Усиливаются в повествовании голоса героев — и, видимо, в связи с этим особенно распространяется прием «цитирования» слов из прямой речи персонажей.

«— Пусть волосы ваши станут дыбом, пусть кровь замерзнет в жилах и дрогнут стены, но истина пусть идет наружу! Ничего не боюсь!

Но истина не успела выйти наружу…» («Юбилей». — «Петербургская газета», 1886, 15 декабря, № 344).

«— Гм… Воздуху много и… и экспрессия есть, — говорит он. — Даль чувствуется, но… этот кусок кричит… Страшно кричит!

Игорь Саввич, довольный тем, что у него есть и воздух,и экспрессия…»(«Талант». — «Осколки», 1886, № 36).

Этот прием получил большое распространение в прозе Чехова последующих лет [30].

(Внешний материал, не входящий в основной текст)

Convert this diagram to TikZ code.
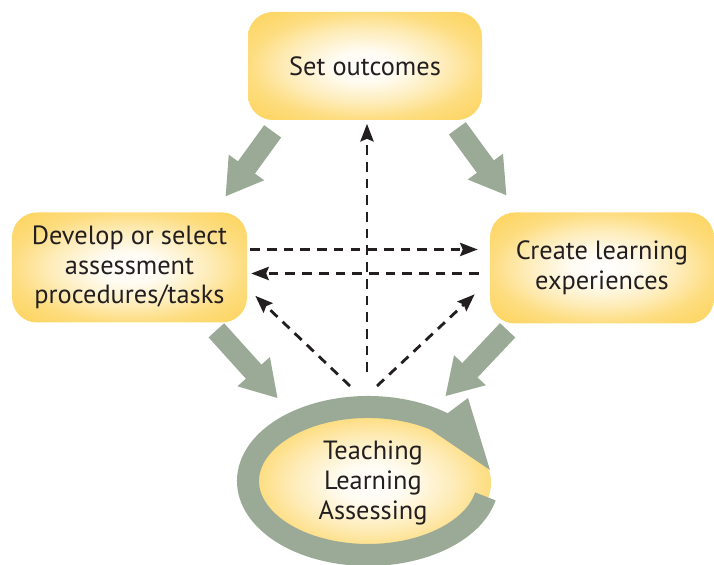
\documentclass[tikz,border=0pt]{standalone}
\usepackage{fontspec}
\setmainfont{PT Sans}
\usetikzlibrary{arrows.meta,shapes.geometric}

\definecolor{boxgold}{RGB}{253,213,98}
\definecolor{sage}{RGB}{155,170,150}
\definecolor{ink}{RGB}{35,31,32}
\pgfdeclareradialshading{glow}{\pgfpoint{0bp}{0bp}}{color(0bp)=(white);
  color(7bp)=(white!92!boxgold); color(17bp)=(white!55!boxgold);
  color(25bp)=(white!18!boxgold); color(33bp)=(boxgold); color(50bp)=(boxgold)}

\begin{document}
\begin{tikzpicture}[line cap=butt,line join=miter,
  goal/.style={rounded corners=0.5cm,shading=glow,align=center,text=ink,
    font=\fontsize{15}{16.8}\selectfont},
  bigarrow/.style={sage,line width=0.42cm,-{Triangle[length=0.72cm,width=0.82cm]}},
  dasharrow/.style={ink,line width=1.6pt,dash pattern=on 5.5pt off 4pt,
    -{Stealth[length=10pt,width=7.5pt,inset=1.5pt]}}]
  \useasboundingbox (0,0) rectangle (14.28,11.30);
  % the four stages
  \node[goal,minimum width=4.68cm,minimum height=2.16cm] (set) at (7.30,9.98) {Set outcomes};
  \node[goal,minimum width=4.70cm,minimum height=2.20cm] (develop) at (2.59,5.95)
    {Develop or select\\assessment\\procedures/tasks};
  \node[goal,minimum width=4.48cm,minimum height=2.22cm] (create) at (12.04,5.94)
    {Create learning\\experiences};
  \node[ellipse,shading=glow,minimum width=4.72cm,minimum height=2.52cm,align=center,
    text=ink,font=\fontsize{15}{17}\selectfont] (tla) at (7.46,1.64)
    {Teaching\\Learning\\Assessing};
  % cycle round the middle
  \coordinate (ring) at (7.36,1.68);
  \draw[sage,line width=0.44cm] ([shift={(-12:2.40 and 1.48)}]ring)
    arc[start angle=-12,end angle=-310,x radius=2.40,y radius=1.48];
  \fill[sage] (8.56,2.74) -- (9.80,1.90) -- (9.36,3.34) -- cycle;
  % main flow
  \draw[bigarrow] ([shift={(0.50,-0.22)}]set.south west) -- ([shift={(-0.44,0.31)}]develop.north east);
  \draw[bigarrow] ([shift={(-0.50,-0.16)}]set.south east) -- ([shift={(0.34,0.33)}]create.north west);
  \draw[bigarrow] ([shift={(-0.62,-0.15)}]develop.south east) -- ([shift={(-0.23,0.73)}]tla.north west);
  \draw[bigarrow] ([shift={(0.36,-0.13)}]create.south west) -- ([shift={(-0.23,0.77)}]tla.north east);
  % feedback links
  \coordinate (hubL) at (7.00,3.58);
  \coordinate (hubM) at (7.34,3.86);
  \coordinate (hubR) at (7.54,3.58);
  \draw[dasharrow,shorten >=2pt] (hubM) -- (hubM |- set.south);
  \draw[dasharrow] (hubL) -- ([shift={(0.16,0.54)}]develop.south east);
  \draw[dasharrow] (hubR) -- ([shift={(-0.30,0.59)}]create.south west);
  \draw[dasharrow,shorten <=1.7pt,shorten >=6.8pt] ([yshift=3.6mm]develop.east)
    -- ([yshift=3.6mm]develop.east -| create.west);
  \draw[dasharrow,shorten <=6.2pt,shorten >=2.2pt] ([yshift=-1.2mm]develop.east -| create.west)
    -- ([yshift=-1.2mm]develop.east);
\end{tikzpicture}
\end{document}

Раньше внутренний мир персонажа представлял читателю или нейтральный повествователь или сам герой своими монологами в форме прямой речи (см. гл. I, 10). К концу первого периода получает развитие третий ингредиент, ранее существовавший лишь в зачаточных формах, — несобственно-прямая речь. Появляются уже целые рассказы, построенные на чередовании этих речевых форм; сменяя одна другую, они образуют сложный художественный сплав.